Leroy Hood: Discovery Science
Biotech guru Leroy Hood leads researchers in a new direction
Considering the events of the lifetime that has unfolded since that honeymoon trip, the decision made by the 24-year-old newlywed on the trail that summer night is vintage Lee Hood. The tenacity of this physician-scientist, called by some the father of biotechnology, is evident in a career marked by ground-breaking innovations in biological instrumentation and analysis, and by his bellwether efforts to shift responsibility for scientific discovery from individuals to cross-disciplinary, interactive groups.
Along the way he has directed a number of large and productive research labs; helped to found 11 companies, Applied Biosystems and Amgen being two of his earlier efforts; and patented a dozen inventions. Hood has co-authored more than 500 scientific articles and textbooks, and won numerous honors – among them the Lasker Award and Kyoto Prize, known, respectively, as the American and Japanese equivalents of the Nobel Prize.
His motivations often misunderstood, Hood’s maverick tendencies have won him both praise and criticism. His detractors see him as solely a technologist, one who has too closely aligned himself with the business world. His colleagues know him as a visionary, but also a realist—a practical man with a practical purpose.
Hood says the inspiration behind his fervor is simple. “I’m interested in making things better for the world.”
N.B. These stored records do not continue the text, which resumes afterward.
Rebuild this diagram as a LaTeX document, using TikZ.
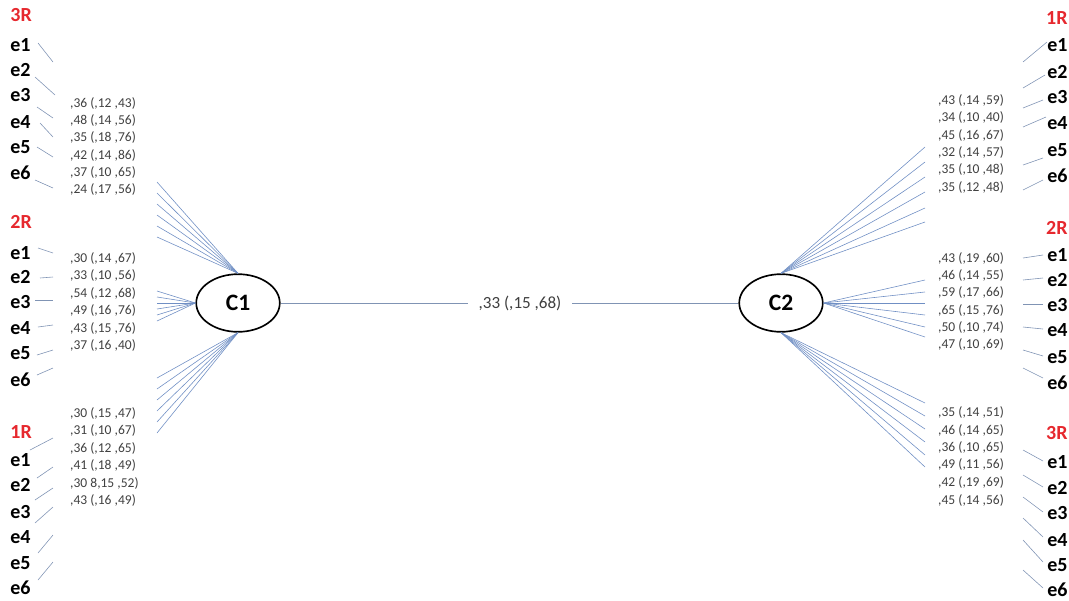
\documentclass[tikz,border=0pt]{standalone}
\usepackage{fontspec}
\setmainfont{Carlito}
\usetikzlibrary{shapes.geometric}
\definecolor{fanblue}{RGB}{112,143,196}
\definecolor{stubgray}{RGB}{128,148,180}
\definecolor{valgray}{RGB}{64,64,64}
\definecolor{rred}{RGB}{230,40,46}

\begin{document}
\begin{tikzpicture}[x=.85pt, y=-.85pt,
        fan/.style={fanblue, line width=.5pt},
        stub/.style={stubgray, line width=.5pt},
        factor/.style={ellipse, draw, line width=1.4pt, minimum width=71pt, minimum height=49pt, inner sep=0pt, font=\fontsize{20}{22}\selectfont\bfseries},
        elab/.style={font=\fontsize{17}{19}\selectfont\bfseries, inner sep=1pt},
        rlab/.style={elab, rred},
        val/.style={font=\fontsize{11.5}{13}\selectfont, valgray, inner sep=0pt, anchor=west}]
                \useasboundingbox (0,0) rectangle (1069,600);
                % factors
                \node[factor] (C1) at (238,303) {C1};
                \node[factor] (C2) at (781,303) {C2};
                \node[font=\fontsize{14.5}{16}\selectfont, valgray, inner xsep=9pt] (cor) at (520,303) {,33 (,15 ,68)};
                \draw[stubgray, line width=.6pt] (C1) -- (cor);
                \draw[stubgray, line width=.6pt] (cor) -- (C2);
                % fan ends, left
                \coordinate (la1) at (157,182);
                \coordinate (la2) at (157,193);
                \coordinate (la3) at (157,204);
                \coordinate (la4) at (157,215);
                \coordinate (la5) at (157,226);
                \coordinate (la6) at (157,237);
                \coordinate (lb1) at (157,291);
                \coordinate (lb2) at (157,297);
                \coordinate (lb3) at (157,303);
                \coordinate (lb4) at (157,309);
                \coordinate (lb5) at (157,315);
                \coordinate (lb6) at (157,321);
                \coordinate (lc1) at (157,378);
                \coordinate (lc2) at (157,389);
                \coordinate (lc3) at (157,400);
                \coordinate (lc4) at (157,411);
                \coordinate (lc5) at (157,422);
                \coordinate (lc6) at (157,433);
                % fan ends, right
                \coordinate (ra1) at (925,147);
                \coordinate (ra2) at (925,162);
                \coordinate (ra3) at (925,177);
                \coordinate (ra4) at (925,192);
                \coordinate (ra5) at (925,208);
                \coordinate (ra6) at (925,222);
                \coordinate (rb1) at (925,280);
                \coordinate (rb2) at (925,292);
                \coordinate (rb3) at (925,303);
                \coordinate (rb4) at (925,315);
                \coordinate (rb5) at (925,327);
                \coordinate (rb6) at (925,337);
                \coordinate (rc1) at (925,403);
                \coordinate (rc2) at (925,416);
                \coordinate (rc3) at (925,429);
                \coordinate (rc4) at (925,442);
                \coordinate (rc5) at (925,455);
                \coordinate (rc6) at (925,467);
                % loadings C1
                \draw[fan] (C1.north) -- (la1);
                \draw[fan] (C1.north) -- (la2);
                \draw[fan] (C1.north) -- (la3);
                \draw[fan] (C1.north) -- (la4);
                \draw[fan] (C1.north) -- (la5);
                \draw[fan] (C1.north) -- (la6);
                \draw[fan] (C1.west) -- (lb1);
                \draw[fan] (C1.west) -- (lb2);
                \draw[fan] (C1.west) -- (lb3);
                \draw[fan] (C1.west) -- (lb4);
                \draw[fan] (C1.west) -- (lb5);
                \draw[fan] (C1.west) -- (lb6);
                \draw[fan] (C1.south) -- (lc1);
                \draw[fan] (C1.south) -- (lc2);
                \draw[fan] (C1.south) -- (lc3);
                \draw[fan] (C1.south) -- (lc4);
                \draw[fan] (C1.south) -- (lc5);
                \draw[fan] (C1.south) -- (lc6);
                % loadings C2
                \draw[fan] (C2.north) -- (ra1);
                \draw[fan] (C2.north) -- (ra2);
                \draw[fan] (C2.north) -- (ra3);
                \draw[fan] (C2.north) -- (ra4);
                \draw[fan] (C2.north) -- (ra5);
                \draw[fan] (C2.north) -- (ra6);
                \draw[fan] (C2.east) -- (rb1);
                \draw[fan] (C2.east) -- (rb2);
                \draw[fan] (C2.east) -- (rb3);
                \draw[fan] (C2.east) -- (rb4);
                \draw[fan] (C2.east) -- (rb5);
                \draw[fan] (C2.east) -- (rb6);
                \draw[fan] (C2.south) -- (rc1);
                \draw[fan] (C2.south) -- (rc2);
                \draw[fan] (C2.south) -- (rc3);
                \draw[fan] (C2.south) -- (rc4);
                \draw[fan] (C2.south) -- (rc5);
                \draw[fan] (C2.south) -- (rc6);
                % values left
                \node[val] (vla1) at (70,103) {,36 (,12 ,43)};
                \node[val] (vla2) at (70,120) {,48 (,14 ,56)};
                \node[val] (vla3) at (70,137) {,35 (,18 ,76)};
                \node[val] (vla4) at (70,155) {,42 (,14 ,86)};
                \node[val] (vla5) at (70,172) {,37 (,10 ,65)};
                \node[val] (vla6) at (70,189) {,24 (,17 ,56)};
                \node[val] (vlb1) at (70,258) {,30 (,14 ,67)};
                \node[val] (vlb2) at (70,275) {,33 (,10 ,56)};
                \node[val] (vlb3) at (70,293) {,54 (,12 ,68)};
                \node[val] (vlb4) at (70,310) {,49 (,16 ,76)};
                \node[val] (vlb5) at (70,328) {,43 (,15 ,76)};
                \node[val] (vlb6) at (70,345) {,37 (,16 ,40)};
                \node[val] (vlc1) at (70,413) {,30 (,15 ,47)};
                \node[val] (vlc2) at (70,430) {,31 (,10 ,67)};
                \node[val] (vlc3) at (70,448) {,36 (,12 ,65)};
                \node[val] (vlc4) at (70,465) {,41 (,18 ,49)};
                \node[val] (vlc5) at (70,483) {,30 8,15 ,52)};
                \node[val] (vlc6) at (70,500) {,43 (,16 ,49)};
                % values right
                \node[val] (vra1) at (938,100) {,43 (,14 ,59)};
                \node[val] (vra2) at (938,117) {,34 (,10 ,40)};
                \node[val] (vra3) at (938,135) {,45 (,16 ,67)};
                \node[val] (vra4) at (938,152) {,32 (,14 ,57)};
                \node[val] (vra5) at (938,169) {,35 (,10 ,48)};
                \node[val] (vra6) at (938,187) {,35 (,12 ,48)};
                \node[val] (vrb1) at (938,258) {,43 (,19 ,60)};
                \node[val] (vrb2) at (938,275) {,46 (,14 ,55)};
                \node[val] (vrb3) at (938,292) {,59 (,17 ,66)};
                \node[val] (vrb4) at (938,310) {,65 (,15 ,76)};
                \node[val] (vrb5) at (938,327) {,50 (,10 ,74)};
                \node[val] (vrb6) at (938,344) {,47 (,10 ,69)};
                \node[val] (vrc1) at (938,412) {,35 (,14 ,51)};
                \node[val] (vrc2) at (938,430) {,46 (,14 ,65)};
                \node[val] (vrc3) at (938,447) {,36 (,10 ,65)};
                \node[val] (vrc4) at (938,464) {,49 (,11 ,56)};
                \node[val] (vrc5) at (938,482) {,42 (,19 ,69)};
                \node[val] (vrc6) at (938,500) {,45 (,14 ,56)};
                % item labels left
                \node[rlab, anchor=west] (l3R) at (9,15) {3R};
                \node[elab, anchor=west] (l3e1) at (9,45) {e1};
                \node[elab, anchor=west] (l3e2) at (9,70) {e2};
                \node[elab, anchor=west] (l3e3) at (9,95) {e3};
                \node[elab, anchor=west] (l3e4) at (9,122) {e4};
                \node[elab, anchor=west] (l3e5) at (9,147) {e5};
                \node[elab, anchor=west] (l3e6) at (9,173) {e6};
                \node[rlab, anchor=west] (l2R) at (9,222) {2R};
                \node[elab, anchor=west] (l2e1) at (9,253) {e1};
                \node[elab, anchor=west] (l2e2) at (9,277) {e2};
                \node[elab, anchor=west] (l2e3) at (9,302) {e3};
                \node[elab, anchor=west] (l2e4) at (9,328) {e4};
                \node[elab, anchor=west] (l2e5) at (9,353) {e5};
                \node[elab, anchor=west] (l2e6) at (9,380) {e6};
                \node[rlab, anchor=west] (l1R) at (9,432) {1R};
                \node[elab, anchor=west] (l1e1) at (9,460) {e1};
                \node[elab, anchor=west] (l1e2) at (9,485) {e2};
                \node[elab, anchor=west] (l1e3) at (9,512) {e3};
                \node[elab, anchor=west] (l1e4) at (9,537) {e4};
                \node[elab, anchor=west] (l1e5) at (9,563) {e5};
                \node[elab, anchor=west] (l1e6) at (9,588) {e6};
                % item labels right
                \node[rlab, anchor=east] (r1R) at (1069,18) {1R};
                \node[elab, anchor=east] (r1e1) at (1069,45) {e1};
                \node[elab, anchor=east] (r1e2) at (1069,72) {e2};
                \node[elab, anchor=east] (r1e3) at (1069,97) {e3};
                \node[elab, anchor=east] (r1e4) at (1069,123) {e4};
                \node[elab, anchor=east] (r1e5) at (1069,150) {e5};
                \node[elab, anchor=east] (r1e6) at (1069,176) {e6};
                \node[rlab, anchor=east] (r2R) at (1069,228) {2R};
                \node[elab, anchor=east] (r2e1) at (1069,255) {e1};
                \node[elab, anchor=east] (r2e2) at (1069,280) {e2};
                \node[elab, anchor=east] (r2e3) at (1069,305) {e3};
                \node[elab, anchor=east] (r2e4) at (1069,330) {e4};
                \node[elab, anchor=east] (r2e5) at (1069,357) {e5};
                \node[elab, anchor=east] (r2e6) at (1069,383) {e6};
                \node[rlab, anchor=east] (r3R) at (1069,433) {3R};
                \node[elab, anchor=east] (r3e1) at (1069,462) {e1};
                \node[elab, anchor=east] (r3e2) at (1069,488) {e2};
                \node[elab, anchor=east] (r3e3) at (1069,513) {e3};
                \node[elab, anchor=east] (r3e4) at (1069,540) {e4};
                \node[elab, anchor=east] (r3e5) at (1069,565) {e5};
                \node[elab, anchor=east] (r3e6) at (1069,590) {e6};
                % stubs left
                \draw[stub] (38,43) -- (53,62);
                \draw[stub] (35,77) -- (55,95);
                \draw[stub] (37,107) -- (53,118);
                \draw[stub] (40,123) -- (53,137);
                \draw[stub] (37,147) -- (53,157);
                \draw[stub] (35,180) -- (53,188);
                \draw[stub] (38,248) -- (53,253);
                \draw[stub] (40,278) -- (53,277);
                \draw[stub] (35,300) -- (53,300);
                \draw[stub] (38,327) -- (53,325);
                \draw[stub] (37,355) -- (53,350);
                \draw[stub] (37,375) -- (53,368);
                \draw[stub] (30,450) -- (53,438);
                \draw[stub] (37,478) -- (53,467);
                \draw[stub] (35,500) -- (53,488);
                \draw[stub] (35,523) -- (53,507);
                \draw[stub] (38,553) -- (53,535);
                \draw[stub] (38,580) -- (53,562);
                % stubs right
                \draw[stub] (1023,62) -- (1047,42);
                \draw[stub] (1023,88) -- (1045,75);
                \draw[stub] (1023,108) -- (1043,100);
                \draw[stub] (1023,127) -- (1046,117);
                \draw[stub] (1023,165) -- (1043,158);
                \draw[stub] (1023,190) -- (1043,180);
                \draw[stub] (1023,258) -- (1043,255);
                \draw[stub] (1023,280) -- (1043,278);
                \draw[stub] (1023,304) -- (1043,304);
                \draw[stub] (1023,327) -- (1043,329);
                \draw[stub] (1023,350) -- (1043,356);
                \draw[stub] (1023,368) -- (1043,378);
                \draw[stub] (1023,450) -- (1043,461);
                \draw[stub] (1023,475) -- (1043,487);
                \draw[stub] (1023,497) -- (1043,512);
                \draw[stub] (1023,518) -- (1043,537);
                \draw[stub] (1023,540) -- (1043,562);
                \draw[stub] (1023,570) -- (1043,588);
    \end{tikzpicture}
\end{document}
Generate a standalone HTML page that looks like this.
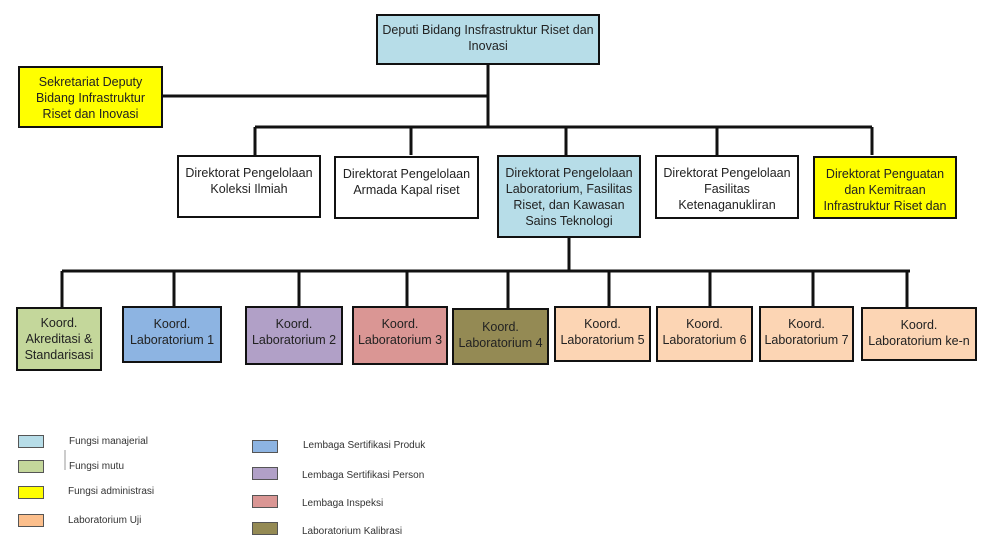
<!DOCTYPE html>
<html><head><meta charset="utf-8"><style>
body{margin:0;width:989px;height:556px;background:#fff;position:relative;overflow:hidden;font-family:"Liberation Sans",sans-serif;}
.b{position:absolute;box-sizing:border-box;border:2px solid #111;display:flex;align-items:flex-start;justify-content:center;text-align:center;font-size:12.5px;line-height:16px;color:#222;padding-top:6px;}
.s{position:absolute;box-sizing:border-box;border:1.5px solid #555;width:26px;height:13px;}
.l{position:absolute;font-size:10px;color:#333;}
svg{position:absolute;left:0;top:0;}
</style></head><body>
<svg width="989" height="556"><g stroke="#111" stroke-width="3" fill="none">
<path d="M488 65V127M162 96H488M255 127H872M255 127V155M411 127V155M566 127V155M717 127V155M872 127V155"/>
<path d="M569 238V271M62 271H910M62 271V307M174 271V306M299 271V306M407 271V306M508 271V308M609 271V306M710 271V306M813 271V306M907 271V307"/>
</g><path d="M65 450V470" stroke="#999" stroke-width="1"/></svg>
<div class="b" style="left:376px;top:14px;width:224px;height:51px;background:#b7dde8;">Deputi Bidang Insfrastruktur Riset dan<br>Inovasi</div>
<div class="b" style="left:18px;top:66px;width:145px;height:62px;background:#ffff00;">Sekretariat Deputy<br>Bidang Infrastruktur<br>Riset dan Inovasi</div>
<div class="b" style="left:177px;top:155px;width:144px;height:63px;background:#fff;padding-top:8px">Direktorat Pengelolaan<br>Koleksi Ilmiah</div>
<div class="b" style="left:334px;top:156px;width:145px;height:63px;background:#fff;padding-top:8px">Direktorat Pengelolaan<br>Armada Kapal riset</div>
<div class="b" style="left:497px;top:155px;width:144px;height:83px;background:#b7dde8;padding-top:8px">Direktorat Pengelolaan<br>Laboratorium, Fasilitas<br>Riset, dan Kawasan<br>Sains Teknologi</div>
<div class="b" style="left:655px;top:155px;width:144px;height:64px;background:#fff;padding-top:8px">Direktorat Pengelolaan<br>Fasilitas<br>Ketenaganukliran</div>
<div class="b" style="left:813px;top:156px;width:144px;height:63px;background:#ffff00;padding-top:8px">Direktorat Penguatan<br>dan Kemitraan<br>Infrastruktur Riset dan</div>
<div class="b" style="left:16px;top:307px;width:86px;height:64px;background:#c4d79b;padding-top:6px">Koord.<br>Akreditasi &amp;<br>Standarisasi</div>
<div class="b" style="left:122px;top:306px;width:100px;height:57px;background:#8db4e2;padding-top:8px">Koord.<br>Laboratorium 1</div>
<div class="b" style="left:245px;top:306px;width:98px;height:59px;background:#b1a0c7;padding-top:8px">Koord.<br>Laboratorium 2</div>
<div class="b" style="left:352px;top:306px;width:96px;height:59px;background:#da9694;padding-top:8px">Koord.<br>Laboratorium 3</div>
<div class="b" style="left:452px;top:308px;width:97px;height:57px;background:#948a54;padding-top:9px">Koord.<br>Laboratorium 4</div>
<div class="b" style="left:554px;top:306px;width:97px;height:56px;background:#fcd5b4;padding-top:8px">Koord.<br>Laboratorium 5</div>
<div class="b" style="left:656px;top:306px;width:97px;height:56px;background:#fcd5b4;padding-top:8px">Koord.<br>Laboratorium 6</div>
<div class="b" style="left:759px;top:306px;width:95px;height:56px;background:#fcd5b4;padding-top:8px">Koord.<br>Laboratorium 7</div>
<div class="b" style="left:861px;top:307px;width:116px;height:54px;background:#fcd5b4;padding-top:8px">Koord.<br>Laboratorium ke-n</div>
<div class="s" style="left:18px;top:435px;background:#b7dde8"></div><div class="l" style="left:69px;top:436px">Fungsi manajerial</div>
<div class="s" style="left:18px;top:460px;background:#c4d79b"></div><div class="l" style="left:69px;top:461px">Fungsi mutu</div>
<div class="s" style="left:18px;top:486px;background:#ffff00"></div><div class="l" style="left:68px;top:486px">Fungsi administrasi</div>
<div class="s" style="left:18px;top:514px;background:#fcbf8c"></div><div class="l" style="left:68px;top:515px">Laboratorium Uji</div>
<div class="s" style="left:252px;top:440px;background:#8db4e2"></div><div class="l" style="left:303px;top:440px">Lembaga Sertifikasi Produk</div>
<div class="s" style="left:252px;top:467px;background:#b1a0c7"></div><div class="l" style="left:302px;top:470px">Lembaga Sertifikasi Person</div>
<div class="s" style="left:252px;top:495px;background:#da9694"></div><div class="l" style="left:302px;top:498px">Lembaga Inspeksi</div>
<div class="s" style="left:252px;top:522px;background:#948a54"></div><div class="l" style="left:302px;top:526px">Laboratorium Kalibrasi</div>
</body></html>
The hum of Hood’s ideas and values has reached a crescendo in the Institute for Systems Biology. This innovative research center, established two years ago in Seattle, Wash., is dedicated to the integration of biology, computation, and technology as a means of furthering the fundamental revolution that is taking place in medicine, the move toward predictive and preventive medicine.
Within 10 to 15 years, Hood forecasts, physicians will be able to predict a person’s predisposition for disease based on his or her genetic makeup. And not long after that, they will understand the biological networks within which the defective genes reside, and be able to block the harmful effects.